Council called the hearing to drill into the Philadelphia Police Department's response to revelations that more than 300 officers were identified in a nonprofit journalism database as having posted racist comments online.
But Commissioner Christine Coulter opened her testimony with an apology for her own actions 25 years ago, when she wore an LAPD T-shirt with a joking reference to the beating of Rodney King. It read, "We treat you like a King."
"It was clear that it was a bad decision on my part, and I would not wear that shirt today," she said.
That was not good enough for Councilmember Cindy Bass, who scoffed at Coulter's explanation that she didn't get the reference at the time.
"It is inconceivable that she was unaware that the T-shirt referenced the widely publicized, brutal beating of a citizen," said Bass.
Bass wrote a letter to Mayor Jim Kenney calling for Coulter's removal, which she read aloud at the hearing. A city spokesman said the mayor doesn't think that's warranted.
The digression was an indication of the resentments raised by the offensive Facebook posts, which were revealed in the spring.

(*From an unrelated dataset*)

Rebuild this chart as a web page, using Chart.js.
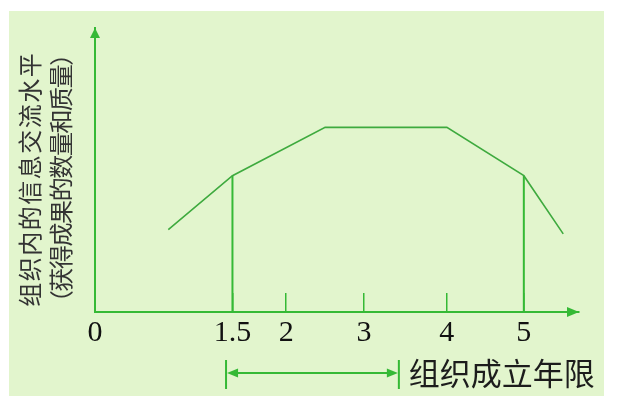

Coulter said an investigation found that 193 officers violated the department's social media policy. Outside of the 15 officers no longer on the force, seven were suspended for 30 days, and most of the rest will go to Board of Inquiry hearings, where they could be reprimanded or suspended for up to five days.
Citizens filled the chambers to testify about the corrosive nature of the posts on public trust in the department — something that had not been high to begin with, according to witness Charise Abrams.
"There are so many individuals in Philly who suffer at the hands of bad police, and we never even think about it," she said.
Coulter also said new training and policies are coming, and the department will do its own monitoring of officers' social media accounts.